Leo Sullivan became a 10th grade student at Maquoketa Valley under open enrollment in the Fall of the 1996-97 school year. He had begun high school as a 9th grader in West Delaware where he was identified as a "504 student." Leo is not a "special educa-tion" student, but he suffers from a profound hearing loss which contributes to a learning disability. While attending West Delaware, Leo participated in cross-country, basketball and track. In an evaluation completed at the Keystone AEA in September 1995, the school psychologist noted in the summary of his report: "I am further pleased to see that he [Leo] is in-volved in extracurricular activities which will assist to enhance his self-esteem."

As a result of Leo's identification as a student needing special accommodations to benefit from his educational program, the West Delaware Community School District developed a "504 Accommoda-tion Plan." This plan detailed specific actions necessary for Leo's teachers to implement to enable him to benefit from his educational program. Most of the suggestions were modifications required to accommodate his hearing loss and dyslexia. The accommodation plan, though fairly detailed and specific, made no mention of Leo's need to participate in athletics to enhance his self-esteem. The high school counselor then assumed responsibility for monitoring Leo's 504 plan and his educational program. In May 1996, the parents and the school administration came to the conclusion that Leo was having problems both educationally and socially. Apparently, Leo was being teased by other students which contributed to his problems with self-esteem. Therefore, his parents and West Delaware school personnel determined that Leo would benefit from a fresh start in a new school.

After transferring to his new high school, the 504 Accommodation Plan that was developed at West Delaware the year before, was adopted for implementation at the Maquoketa Valley school. There was no revision of the plan. The Sullivans testified that they were unaware of any restrictions on Leo's eligibility until they had their first meeting with the principal at Maquoketa Valley.

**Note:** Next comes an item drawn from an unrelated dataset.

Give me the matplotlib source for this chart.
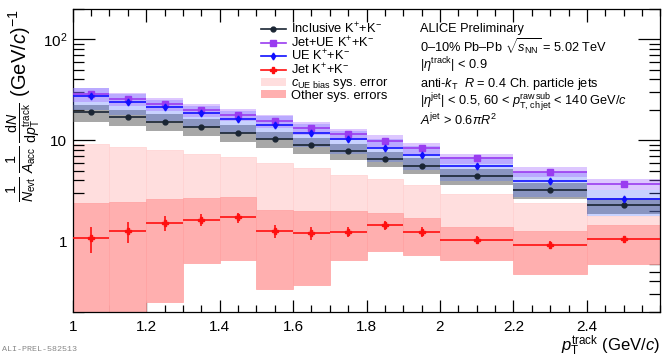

In the present case, the reasonableness of the open enrollment transfer rule is not being questioned by the Appellant. Neither is there any dispute about the fact that Leo's situation does not come within the purview of exceptions (a) through (i) of the Open Enrollment Transfer Rule. Indeed, Appellants' attorney conceded that the rules were necessary to prevent recruitment problems between schools. Instead, Appellants relied on the provisions of Iowa Code section 282.18(20)(1995) as authority for the Director to waive the ineligibility rule.

The present situation is not appropriate for the exercise of this "subsection 20" power. It would be a different result if the 504 Accommodation Plan specifically addressed the need for Leo to participate in athletic competition to accommodate his disability. There is no mention of athletics in the accommoda-tion plan. Appellants argue that Maquoketa Valley did not put athletics in the 504 plan because they knew it would not be possible for Leo to compete prior to the expiration of 90 days. This does not explain why West Delaware omitted mentioning athletic competition when the 504 plan was initially developed.

That the September 5, 1996, decision of the Board of Control of the Iowa High School Athletic Association, denying eligibility for 90 school days to Appellants' son, Leo Sullivan, was affirmed.